Today at the 2013 Consumer Electronics Show (CES) it is hard not to go anywhere without seeing the impact of manufacturing innovation. We were amazed to learn more about NAM member Corning and how their products have revolutionized the tech industry.
Corning Incorporated is the world leader in specialty glass and ceramics. Drawing on more than 160 years of materials science and process engineering knowledge, Corning creates and makes keystone components that enable high-technology systems for consumer electronics, mobile emissions control, telecommunications and life sciences. This innovation going back to the 1800’s was on full display here in Las Vegas.
For example, if you are reading this blog post on your mobile device, the odds are you are viewing it through Corning® Gorilla® Glass. Gorilla Glass is the standard for protective cover glass performance and can be found on more than 33 brands, 900 models, and 1 billion of the world’s coolest smartphones, tablets and PCs.

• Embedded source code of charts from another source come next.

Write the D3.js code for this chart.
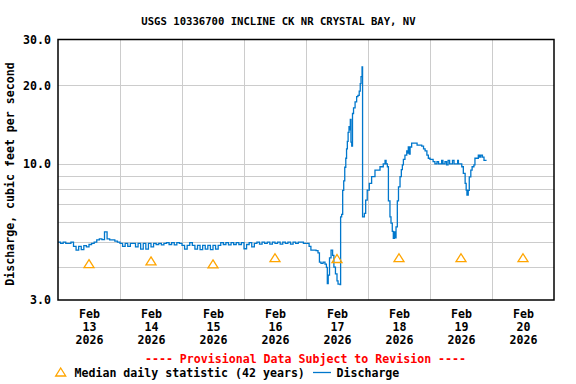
<!DOCTYPE html>
<html>
<head>
<meta charset="utf-8">
<script src="https://cdn.jsdelivr.net/npm/d3@7"></script>
<style>
  body { margin: 0; background: #fff; }
  svg { display: block; }
  text { font-family: "DejaVu Sans Mono", monospace; font-weight: bold; }
</style>
</head>
<body>
<svg id="chart" width="576" height="384"></svg>
<script>
const title = "USGS 10336700 INCLINE CK NR CRYSTAL BAY, NV";
const dayLabels = ["13", "14", "15", "16", "17", "18", "19", "20"];
const yLabelTicks = [3, 10, 20, 30];
const yGridTicks = [4, 5, 6, 7, 8, 9, 10, 20];
// median daily statistic, one per day (plotted at noon)
const medianFlow = [4.12, 4.22, 4.11, 4.34, 4.31, 4.34, 4.34, 4.34];
// hourly discharge from Feb 13 00:00 to Feb 17 00:00
const calmFlow = [
  5.0, 4.95, 5.0, 4.95, 4.95, 5.0, 4.82, 4.66, 4.82, 4.68, 4.85, 4.8,
  4.9, 4.95, 5.0, 5.1, 5.15, 5.12, 5.48, 5.15, 5.1, 5.1, 5.05, 5.0,
  4.95, 4.82, 4.95, 4.82, 4.95, 4.95, 4.8, 4.95, 4.7, 4.95, 4.7, 4.95,
  4.8, 4.95, 4.9, 4.95, 4.88, 4.95, 4.98, 4.9, 4.98, 4.88, 4.98, 4.95,
  4.86, 4.7, 4.86, 4.98, 4.86, 4.7, 4.86, 4.68, 4.86, 4.7, 4.86, 4.68,
  4.86, 4.7, 4.86, 4.98, 4.9, 4.98, 4.88, 4.98, 4.9, 4.98, 4.9, 4.98,
  4.72, 4.9, 4.98, 4.8, 4.95, 5.0, 4.92, 5.0, 4.95, 5.0, 4.92, 5.0,
  4.95, 5.0, 4.92, 5.0, 4.95, 5.0, 4.92, 5.0, 4.95, 5.0, 5.0, 4.95,
  4.95
];
// storm period, hours after Feb 13 00:00
const stormHours = [
  96.4, 97.2, 97.9, 99.1, 99.9, 100.65, 101.2, 101.8, 102.6, 103.35, 103.9, 104.25,
  104.6, 105.1, 105.7, 106.3, 106.8, 107.4, 108.0, 108.4, 109.2, 109.4, 109.8, 110.2,
  110.6, 111.0, 111.4, 111.7, 112.0, 112.3, 112.65, 112.9, 113.15, 113.4, 113.7, 114.0,
  114.4, 115.0, 115.6, 116.1, 116.6, 117.0, 117.3, 117.7, 117.9, 118.6, 119.1, 119.7,
  120.5, 121.4, 122.7, 124.65, 125.9, 126.6, 127.0, 127.5, 127.9, 128.5, 128.9, 129.4,
  129.8, 130.2, 130.45, 130.85, 131.35, 131.8, 132.4, 132.9, 133.3, 133.7, 134.3, 135.0,
  135.5, 135.6, 136.0, 136.3, 136.9, 138.9, 139.0, 140.8, 141.5, 142.1, 142.8, 143.35,
  144.0, 145.2, 145.9, 146.7, 147.3, 147.9, 148.5, 149.0, 149.8, 150.4, 151.0, 151.6,
  152.1, 152.7, 153.3, 154.1, 154.7, 155.0, 155.6, 156.3, 156.9, 157.6, 158.0, 158.3,
  158.8, 159.2, 159.8, 160.3, 161.0, 161.4, 162.1, 162.7, 163.2, 163.7, 164.3, 164.9,
  165.9
];
const stormFlow = [
  4.95, 4.82, 4.66, 4.66, 4.64, 4.55, 4.19, 4.15, 4.19, 4.12, 4.0, 3.47,
  3.74, 4.35, 4.66, 4.45, 4.01, 3.78, 3.55, 3.45, 3.44, 6.26, 6.4, 7.9,
  8.6, 9.7, 10.5, 11.4, 12.2, 13.2, 13.9, 13.5, 14.8, 12.1, 11.7, 15.6,
  16.4, 17.3, 18.1, 18.3, 19.0, 20.3, 21.6, 23.55, 6.26, 6.45, 7.25, 7.93,
  8.41, 8.92, 9.45, 9.74, 10.0, 10.3, 10.0, 9.74, 7.2, 6.26, 5.92, 5.5,
  5.17, 5.48, 5.2, 5.73, 7.2, 8.16, 8.92, 9.5, 9.9, 10.4, 10.8, 11.2,
  11.0, 11.6, 10.9, 11.6, 12.0, 12.0, 11.8, 11.7, 11.4, 11.2, 10.8, 10.5,
  10.4, 10.2, 10.0, 10.2, 10.0, 10.0, 10.3, 10.0, 10.2, 9.9, 10.3, 10.0,
  10.0, 10.3, 10.0, 10.0, 10.3, 10.0, 10.0, 9.74, 9.19, 8.41, 7.93, 7.58,
  7.9, 8.9, 9.45, 9.74, 9.9, 10.5, 10.5, 10.8, 10.6, 10.8, 10.6, 10.3,
  10.3
];

const start = Date.UTC(2026, 1, 13);
const hour = 3600e3;
const at = h => new Date(start + h * hour);

const flow = calmFlow.slice(0, 96).map((v, i) => ({t: at(i), v}))
  .concat(stormHours.map((h, i) => ({t: at(h), v: stormFlow[i]})));
const medians = medianFlow.map((v, i) => ({t: at(i * 24 + 12), v}));

const plotLeft = 58, plotRight = 554, plotTop = 39.5, plotBottom = 300;
const svg = d3.select('#chart');

const x = d3.scaleUtc().domain([at(0), at(8 * 24)]).range([plotLeft, plotRight]);
const y = d3.scaleLog().domain([3, 30]).range([plotBottom, plotTop]);

svg.append('text').attr('x', 278.5).attr('y', 25)
  .attr('text-anchor', 'middle').style('font-size', '10.6px').text(title);

// grid
const grid = svg.append('g').attr('stroke', '#cccccc').attr('stroke-width', 1);
grid.selectAll('.hg').data(yGridTicks).join('line')
  .attr('x1', plotLeft).attr('x2', plotRight)
  .attr('y1', d => Math.round(y(d)) + 0.5).attr('y2', d => Math.round(y(d)) + 0.5);
grid.selectAll('.vg').data(d3.range(1, 8)).join('line')
  .attr('x1', d => Math.round(x(at(d * 24))) + 0.5).attr('x2', d => Math.round(x(at(d * 24))) + 0.5)
  .attr('y1', plotTop).attr('y2', plotBottom);

// y axis labels
const yAxis = svg.append('g').attr('transform', `translate(${plotLeft},0)`)
  .call(d3.axisLeft(y).tickValues(yLabelTicks).tickFormat(d3.format('.1f')).tickSize(0).tickPadding(7));
yAxis.select('.domain').remove();
yAxis.selectAll('text').style('font-size', '11.6px').attr('fill', '#000')
  .style('font-family', '"DejaVu Sans Mono", monospace');

// x axis labels at noon
const xAxis = svg.append('g').attr('transform', `translate(0,${plotBottom})`)
  .call(d3.axisBottom(x).tickValues(medians.map(d => d.t)).tickSize(0).tickFormat(''));
xAxis.select('.domain').remove();
xAxis.selectAll('.tick text').each(function(d, i) {
  const t = d3.select(this).attr('dy', null).attr('y', null)
    .style('font-size', '11.6px').attr('fill', '#000')
    .style('font-family', '"DejaVu Sans Mono", monospace');
  ['Feb', dayLabels[i], '2026'].forEach((s, k) =>
    t.append('tspan').attr('x', 0).attr('y', 18 + k * 13).text(s));
});

// discharge line
const line = d3.line().x(d => x(d.t)).y(d => y(d.v)).curve(d3.curveStepAfter);
svg.append('path').datum(flow).attr('d', line)
  .attr('fill', 'none').attr('stroke', '#0077cc').attr('stroke-width', 1.3);

// median triangles
const tri = 'M0,-4.5L5,3.5L-5,3.5Z';
svg.append('g').selectAll('path').data(medians).join('path')
  .attr('transform', d => `translate(${x(d.t)},${y(d.v)})`)
  .attr('d', tri).attr('fill', 'none').attr('stroke', '#ffa500').attr('stroke-width', 1.3);

// frame
svg.append('rect').attr('x', plotLeft).attr('y', plotTop)
  .attr('width', plotRight - plotLeft).attr('height', plotBottom - plotTop)
  .attr('fill', 'none').attr('stroke', '#000').attr('stroke-width', 1.5);

// y title
svg.append('text').attr('transform', 'translate(14,174) rotate(-90)')
  .attr('text-anchor', 'middle').style('font-size', '11.6px')
  .text('Discharge, cubic feet per second');

// footer
svg.append('text').attr('x', 305.5).attr('y', 363).attr('text-anchor', 'middle')
  .attr('fill', '#ff0000').style('font-size', '11.6px')
  .text('---- Provisional Data Subject to Revision ----');

const legend = svg.append('g');
legend.append('path').attr('transform', 'translate(60.7,372.5)').attr('d', tri)
  .attr('fill', 'none').attr('stroke', '#ffa500').attr('stroke-width', 1.3);
legend.append('text').attr('x', 74.5).attr('y', 377).style('font-size', '11.6px')
  .text('Median daily statistic (42 years)');
legend.append('line').attr('x1', 313).attr('x2', 331).attr('y1', 372.5).attr('y2', 372.5)
  .attr('stroke', '#0077cc').attr('stroke-width', 1.3);
legend.append('text').attr('x', 336.5).attr('y', 377).style('font-size', '11.6px')
  .text('Discharge');
</script>
</body>
</html>
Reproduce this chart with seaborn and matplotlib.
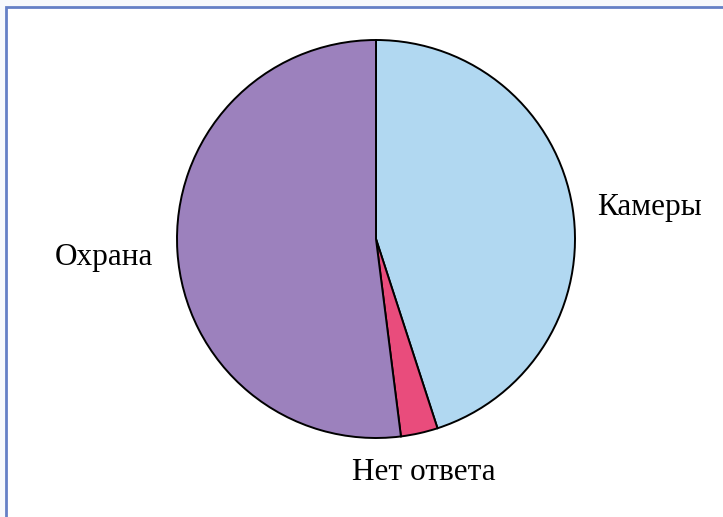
import matplotlib
matplotlib.use("Agg")
import matplotlib.pyplot as plt
import matplotlib.patches as mpatches
import seaborn as sns

# Data (shares, %)
labels = ["Камеры", "Нет ответа", "Охрана"]
values = [45, 3, 52]
colors = ["#b1d8f1", "#e94c7c", "#9c81bd"]

sns.set_theme(style="white")
plt.rcParams['font.family'] = ['Liberation Serif', 'DejaVu Serif']

fig = plt.figure(figsize=(7.23, 5.17), dpi=100)
fig.patch.set_facecolor("#f7f9fc")

# framed white area (border at the top and left edges)
frame = mpatches.Rectangle((6.5 / 723, -0.01), 1.0, (517 - 6.5) / 517 + 0.01,
                           transform=fig.transFigure, facecolor="white",
                           edgecolor="#6580c6", linewidth=2.0, zorder=-5)
fig.patches.append(frame)

ax = fig.add_axes([176 / 723, 78 / 517, 400 / 723, 400 / 517])
ax.set_facecolor("none")
ax.set_zorder(2)

wedges, texts = ax.pie(
    values,
    labels=labels,
    colors=sns.color_palette(colors),
    startangle=90,
    counterclock=False,
    radius=0.995,
    labeldistance=1.1,
    wedgeprops=dict(edgecolor="black", linewidth=1.4),
    textprops=dict(fontsize=22.5, color="black"))

# label positions as in the reference
texts[0].set_position((1.105, 0.16))
texts[0].set_verticalalignment("center")
texts[1].set_position((0.24, -1.165))
texts[1].set_horizontalalignment("center")
texts[1].set_verticalalignment("center")
texts[2].set_position((-1.115, -0.09))
texts[2].set_verticalalignment("center")

ax.set_xlim(-1, 1)
ax.set_ylim(-1, 1)
ax.axis("off")

plt.savefig("out.png", dpi=100, facecolor=fig.get_facecolor())
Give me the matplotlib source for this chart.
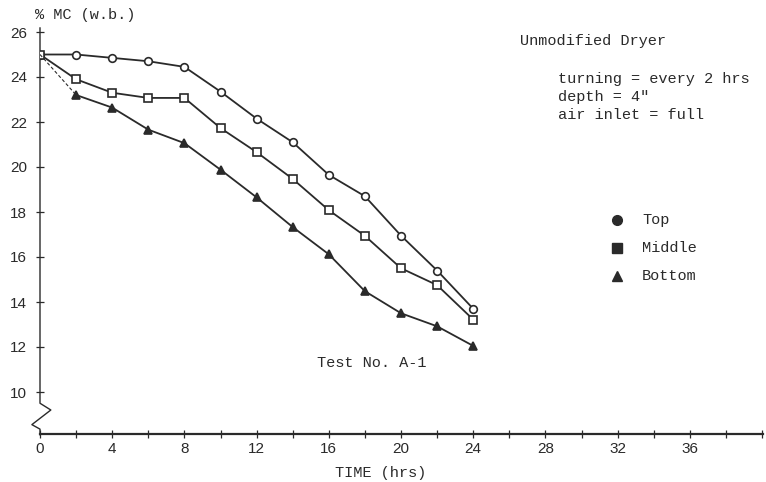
import numpy as np
import matplotlib.pyplot as plt
from matplotlib.ticker import MultipleLocator

# moisture content readings, % w.b., every 2 hrs
hours = [0, 2, 4, 6, 8, 10, 12, 14, 16, 18, 20, 22, 24]
top = [25.0, 25.0, 24.85, 24.7, 24.45, 23.35, 22.15, 21.1, 19.65, 18.7, 16.95, 15.4, 13.7]
middle = [25.0, 23.9, 23.3, 23.07, 23.07, 21.73, 20.66, 19.47, 18.08, 16.94, 15.5, 14.75, 13.22]
bottom = [25.0, 23.2, 22.64, 21.66, 21.06, 19.88, 18.65, 17.33, 16.12, 14.48, 13.5, 12.92, 12.05]

mono = 'Liberation Mono'
ink = '#2a2a2a'

fig = plt.figure(figsize=(7.66, 4.82), dpi=100)
# 0 hrs at x=40 px, 18.05 px/hr; 26 at y=32 px, 22.5 px per unit
ax = fig.add_axes([40 / 766, 48 / 482, 723 / 766, 406 / 482])
ax.set_xlim(0, 723 / 18.05)
ax.set_ylim(26 - 402 / 22.5, 26 + 4 / 22.5)

for s in ['top', 'right', 'left']:
    ax.spines[s].set_visible(False)
ax.spines['bottom'].set_color(ink)
ax.spines['bottom'].set_linewidth(1.6)

# y axis with the break zigzag near the bottom
ax.plot([0, 0, 0.6, -0.45, 0, 0],
        [26.18, 9.5, 9.2, 8.55, 8.35, 8.1],
        color=ink, lw=1.0, clip_on=False)

ax.set_yticks(np.arange(10, 27, 2))
ax.xaxis.set_major_locator(MultipleLocator(4))
ax.xaxis.set_minor_locator(MultipleLocator(2))
ax.set_xticks(np.arange(0, 37, 4))
ax.tick_params(axis='both', which='both', direction='inout', length=6,
               width=0.9, color=ink, labelsize=11, labelcolor=ink)
ax.tick_params(axis='y', pad=6.5)
ax.tick_params(axis='x', pad=3)
for lab in ax.get_xticklabels() + ax.get_yticklabels():
    lab.set_family('Liberation Sans')

kw = dict(color=ink, lw=1.3, ms=5.5, mew=1.2, mec=ink)
ax.plot(hours, top, marker='o', mfc='white', **kw)
ax.plot(hours, middle, marker='s', mfc='white', **kw)
ax.plot(hours[:2], bottom[:2], color=ink, lw=0.8, ls=(0, (3, 2)))
ax.plot(hours[1:], bottom[1:], marker='^', mfc=ink, **kw)

txt = dict(family=mono, fontsize=11, color=ink, va='center')
fig.text(381 / 766, 1 - 473 / 482, 'TIME (hrs)', ha='center', **txt)
fig.text(35 / 766, 1 - 15 / 482, '% MC (w.b.)', **txt)
fig.text(520 / 766, 1 - 41 / 482, 'Unmodified Dryer', **txt)
fig.text(558 / 766, 1 - 97 / 482,
         'turning = every 2 hrs\ndepth = 4"\nair inlet = full',
         linespacing=1.33, **txt)
fig.text(317 / 766, 1 - 363 / 482, 'Test No. A-1', **txt)

# key
for y, m, name in [(220, 'o', 'Top'), (248, 's', 'Middle'), (276, '^', 'Bottom')]:
    fig.lines.append(plt.Line2D([617 / 766], [1 - y / 482], marker=m, ms=7,
                                color=ink, ls='none', transform=fig.transFigure))
    fig.text(642 / 766, 1 - y / 482, name, **txt)

fig.savefig('out.png', dpi=100)
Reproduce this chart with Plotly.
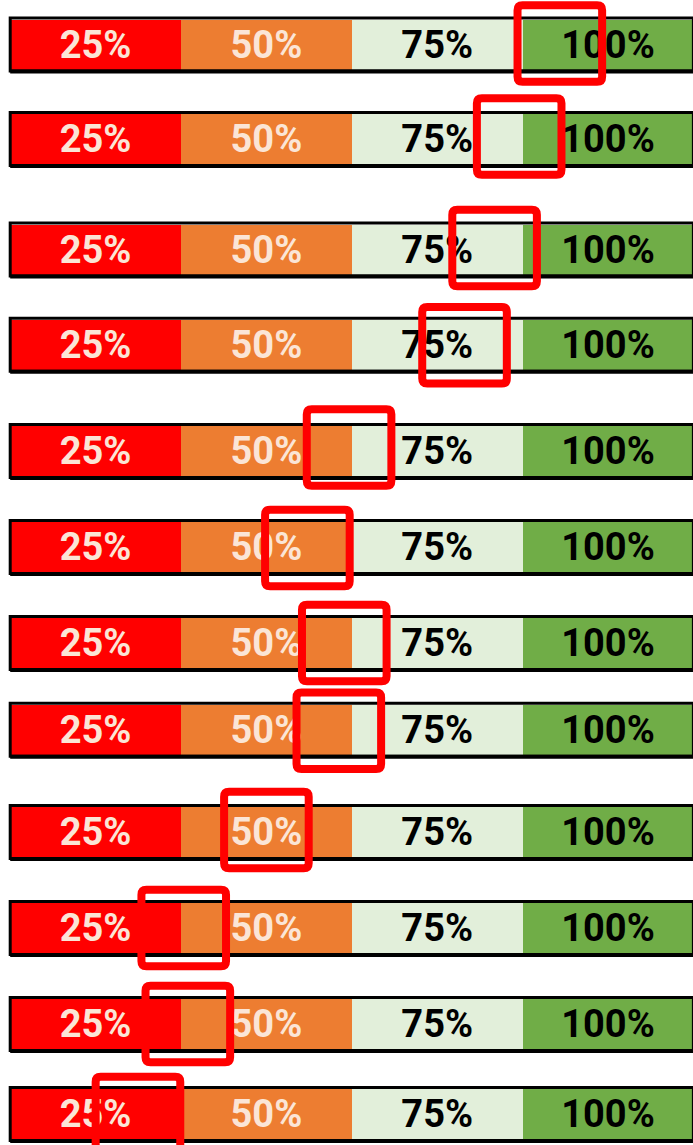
import plotly.graph_objects as go

# ---- data ----
row_centers = [44.5, 139, 249.5, 344.7, 451, 547, 643, 729.7, 832, 928, 1024, 1114]
segment_sizes = [25, 25, 25, 25]
segment_labels = ["25%", "50%", "75%", "100%"]
segment_colors = ["#FF0000", "#ED7D31", "#E2EFDA", "#70AD47"]
label_colors = ["#FBE5D6", "#FBE5D6", "#000000", "#000000"]
marker_values = [80.45, 74.5, 70.9, 66.5, 49.6, 43.5, 48.9, 48.1, 37.5, 25.4, 26.0, 18.7]
marker_offsets = [-1, -2.5, -1.5, 0.5, -3.5, 1, 0, 1, -2, 0, 0, 1]

W, H = 693, 1145
px_per_unit = 6.832
x_left_px = 10.2
x_range = [-x_left_px / px_per_unit, (W - x_left_px) / px_per_unit]

fig = go.Figure()
n = len(row_centers)
for size, lab, col, tcol in zip(segment_sizes, segment_labels, segment_colors, label_colors):
    fig.add_trace(go.Bar(
        orientation="h",
        x=[size] * n,
        y=row_centers,
        width=50,
        marker=dict(color=col, line=dict(width=0)),
        text=[lab] * n,
        textposition="inside",
        insidetextanchor="middle",
        constraintext="none",
        textfont=dict(family="Roboto", size=38, color=tcol, weight="bold"),
        hoverinfo="skip",
        showlegend=False,
    ))

shapes = []
total = sum(segment_sizes)
for c in row_centers:
    shapes.append(dict(type="rect", xref="x", yref="y", x0=0, x1=total,
                       y0=c - 26.5, y1=c + 26.5,
                       line=dict(color="black", width=3), layer="above"))
    shapes.append(dict(type="line", xref="x", yref="y", x0=0, x1=total,
                       y0=c + 27, y1=c + 27,
                       line=dict(color="black", width=4), layer="above"))

# rounded rectangle markers
hw_px, hh_px, r_px = 42.3, 38.3, 5
for v, c, off in zip(marker_values, row_centers, marker_offsets):
    cy = c + off
    hw = hw_px / px_per_unit
    rx = r_px / px_per_unit
    hh = hh_px
    ry = r_px
    x0, x1 = v - hw, v + hw
    y0, y1 = cy - hh, cy + hh
    path = (f"M {x0+rx},{y0} L {x1-rx},{y0} Q {x1},{y0} {x1},{y0+ry} "
            f"L {x1},{y1-ry} Q {x1},{y1} {x1-rx},{y1} "
            f"L {x0+rx},{y1} Q {x0},{y1} {x0},{y1-ry} "
            f"L {x0},{y0+ry} Q {x0},{y0} {x0+rx},{y0} Z")
    shapes.append(dict(type="path", xref="x", yref="y", path=path,
                       line=dict(color="#FF0000", width=8), layer="above"))

fig.update_layout(
    barmode="stack",
    width=W, height=H,
    margin=dict(l=0, r=0, t=0, b=0),
    paper_bgcolor="white", plot_bgcolor="white",
    xaxis=dict(range=x_range, visible=False, fixedrange=True),
    yaxis=dict(range=[H, 0], visible=False, fixedrange=True),
    shapes=shapes,
)

fig.write_html("out.html", config={"displayModeBar": False},
               post_script="document.body.style.margin='0';document.body.style.overflow='hidden';")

As cool as Gorilla Glass is what’s even cooler for the U.S. manufacturing economy is that it is designed and produced in Harrodsburg, Kentucky and other Corning facilities, from which it is then exported all around the world. It is a true U.S. manufacturing success story – driven by Corning’s strategic innovation – that capitalized on the technology boom around the world. Even in the economic downturn, Corning’s plant in Kentucky and its 400 workers were busy supplying their global customers.
Another part of the Gorilla Glass story is that Corning made another strategic decision to keep their research, development and the resulting intellectual property (IP) here in the United States. IP is what separates Corning from its competitors around the world and they need to ensure they operate in a system which protects it.
This year on Capitol Hill the issue of intellectual property and how to strengthen the system that protects it is likely to be a hot topic. The NAM will continue to be the voice of manufacturers so that products like Gorilla Glass continue to be developed in the U.S. – and create jobs here.